Set exercise: Look through the data for the string "that". Copy every line where it is found.

The input:
────────────────────────────────────────

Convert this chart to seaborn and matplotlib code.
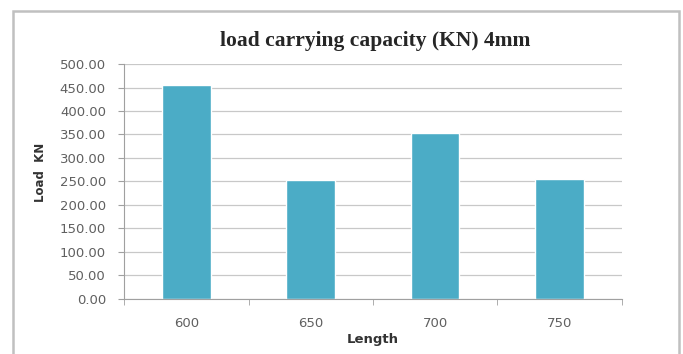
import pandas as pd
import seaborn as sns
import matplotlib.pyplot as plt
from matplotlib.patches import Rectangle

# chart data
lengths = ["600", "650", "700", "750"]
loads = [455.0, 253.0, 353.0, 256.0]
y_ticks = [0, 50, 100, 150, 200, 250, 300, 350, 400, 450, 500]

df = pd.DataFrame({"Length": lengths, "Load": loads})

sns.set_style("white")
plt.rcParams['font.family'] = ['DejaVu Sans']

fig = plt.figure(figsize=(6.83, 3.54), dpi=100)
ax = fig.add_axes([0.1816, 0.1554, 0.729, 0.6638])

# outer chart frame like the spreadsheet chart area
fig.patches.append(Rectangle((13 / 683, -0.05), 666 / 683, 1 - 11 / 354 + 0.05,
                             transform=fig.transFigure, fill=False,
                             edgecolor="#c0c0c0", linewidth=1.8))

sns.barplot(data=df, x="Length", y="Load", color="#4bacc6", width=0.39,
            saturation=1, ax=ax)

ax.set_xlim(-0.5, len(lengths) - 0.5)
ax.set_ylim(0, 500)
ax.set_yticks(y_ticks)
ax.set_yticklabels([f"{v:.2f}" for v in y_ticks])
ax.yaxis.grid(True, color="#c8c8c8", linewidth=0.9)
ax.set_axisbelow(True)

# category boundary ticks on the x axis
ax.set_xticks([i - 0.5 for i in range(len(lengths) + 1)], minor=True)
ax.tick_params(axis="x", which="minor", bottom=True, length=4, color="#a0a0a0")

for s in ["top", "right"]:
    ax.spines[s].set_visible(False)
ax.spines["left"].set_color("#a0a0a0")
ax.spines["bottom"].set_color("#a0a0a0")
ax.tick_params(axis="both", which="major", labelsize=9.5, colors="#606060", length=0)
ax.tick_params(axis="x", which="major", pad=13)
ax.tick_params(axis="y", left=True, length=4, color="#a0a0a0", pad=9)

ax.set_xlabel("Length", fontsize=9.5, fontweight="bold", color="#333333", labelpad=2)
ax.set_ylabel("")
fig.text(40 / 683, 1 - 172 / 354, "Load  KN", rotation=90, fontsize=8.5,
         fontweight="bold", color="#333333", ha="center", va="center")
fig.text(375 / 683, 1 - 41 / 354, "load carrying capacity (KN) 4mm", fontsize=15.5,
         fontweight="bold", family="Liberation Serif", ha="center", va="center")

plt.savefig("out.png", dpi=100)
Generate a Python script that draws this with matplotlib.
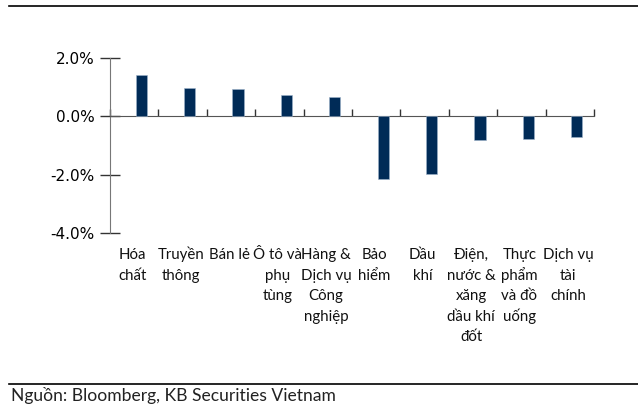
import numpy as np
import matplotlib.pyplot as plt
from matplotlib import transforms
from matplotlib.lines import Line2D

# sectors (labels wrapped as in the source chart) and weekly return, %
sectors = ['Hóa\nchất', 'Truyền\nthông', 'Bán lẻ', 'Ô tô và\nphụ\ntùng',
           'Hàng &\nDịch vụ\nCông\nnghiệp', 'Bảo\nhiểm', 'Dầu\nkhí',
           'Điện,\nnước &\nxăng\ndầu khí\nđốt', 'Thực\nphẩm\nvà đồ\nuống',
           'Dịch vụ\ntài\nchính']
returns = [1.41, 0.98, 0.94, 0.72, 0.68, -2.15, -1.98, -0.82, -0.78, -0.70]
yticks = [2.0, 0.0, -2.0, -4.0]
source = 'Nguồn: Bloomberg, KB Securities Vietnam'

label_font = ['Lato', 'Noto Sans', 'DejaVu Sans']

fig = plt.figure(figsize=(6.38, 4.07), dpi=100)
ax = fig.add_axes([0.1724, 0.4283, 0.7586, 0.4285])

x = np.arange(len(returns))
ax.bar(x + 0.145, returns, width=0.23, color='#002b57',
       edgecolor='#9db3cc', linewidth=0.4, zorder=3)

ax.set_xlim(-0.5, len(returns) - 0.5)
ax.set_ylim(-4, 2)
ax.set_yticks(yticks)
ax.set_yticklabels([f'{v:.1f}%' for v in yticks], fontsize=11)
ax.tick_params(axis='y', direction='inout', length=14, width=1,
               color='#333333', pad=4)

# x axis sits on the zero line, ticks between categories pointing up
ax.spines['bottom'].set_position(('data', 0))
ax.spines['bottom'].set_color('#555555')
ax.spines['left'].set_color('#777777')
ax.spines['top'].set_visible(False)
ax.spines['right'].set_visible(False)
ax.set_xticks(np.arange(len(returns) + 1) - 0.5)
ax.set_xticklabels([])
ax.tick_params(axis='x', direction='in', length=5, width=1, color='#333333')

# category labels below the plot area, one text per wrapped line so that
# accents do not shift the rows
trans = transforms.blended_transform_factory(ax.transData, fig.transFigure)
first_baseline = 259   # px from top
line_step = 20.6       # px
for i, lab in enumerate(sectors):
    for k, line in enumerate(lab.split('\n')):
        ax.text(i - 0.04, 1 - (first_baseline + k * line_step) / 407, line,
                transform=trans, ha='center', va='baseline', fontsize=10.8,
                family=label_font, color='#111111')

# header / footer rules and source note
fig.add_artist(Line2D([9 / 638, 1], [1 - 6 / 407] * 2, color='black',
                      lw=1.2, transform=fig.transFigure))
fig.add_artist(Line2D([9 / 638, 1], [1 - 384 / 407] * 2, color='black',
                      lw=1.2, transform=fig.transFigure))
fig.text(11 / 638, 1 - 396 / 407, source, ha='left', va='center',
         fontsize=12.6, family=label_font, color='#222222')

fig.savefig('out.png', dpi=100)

────────────────────────────────────────

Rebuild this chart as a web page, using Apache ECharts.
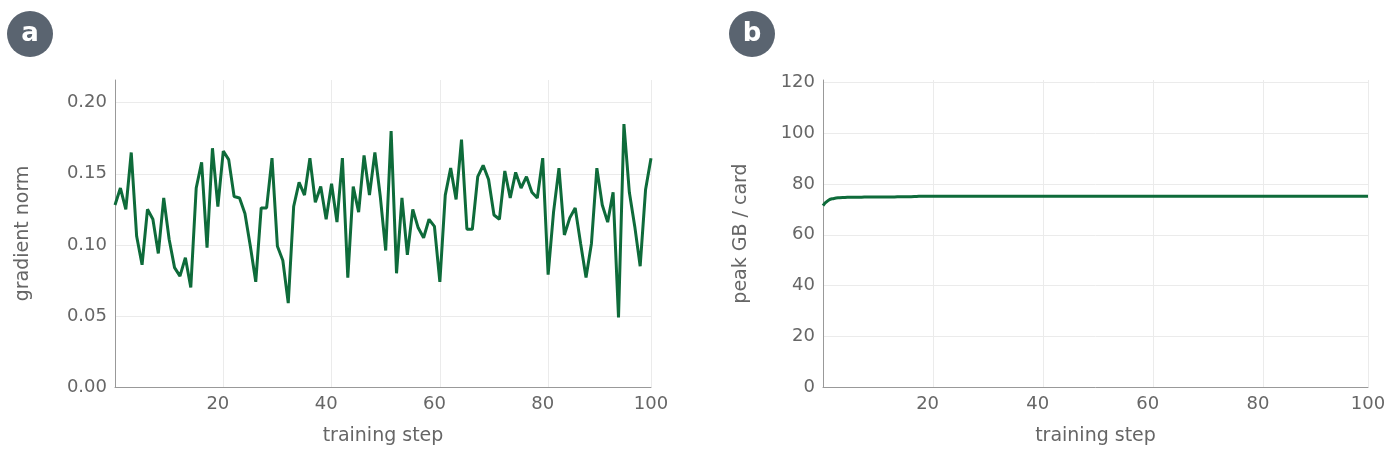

────────────────────────────────────────

In response:
Generate a Python script that draws this with matplotlib.
# category labels below the plot area, one text per wrapped line so that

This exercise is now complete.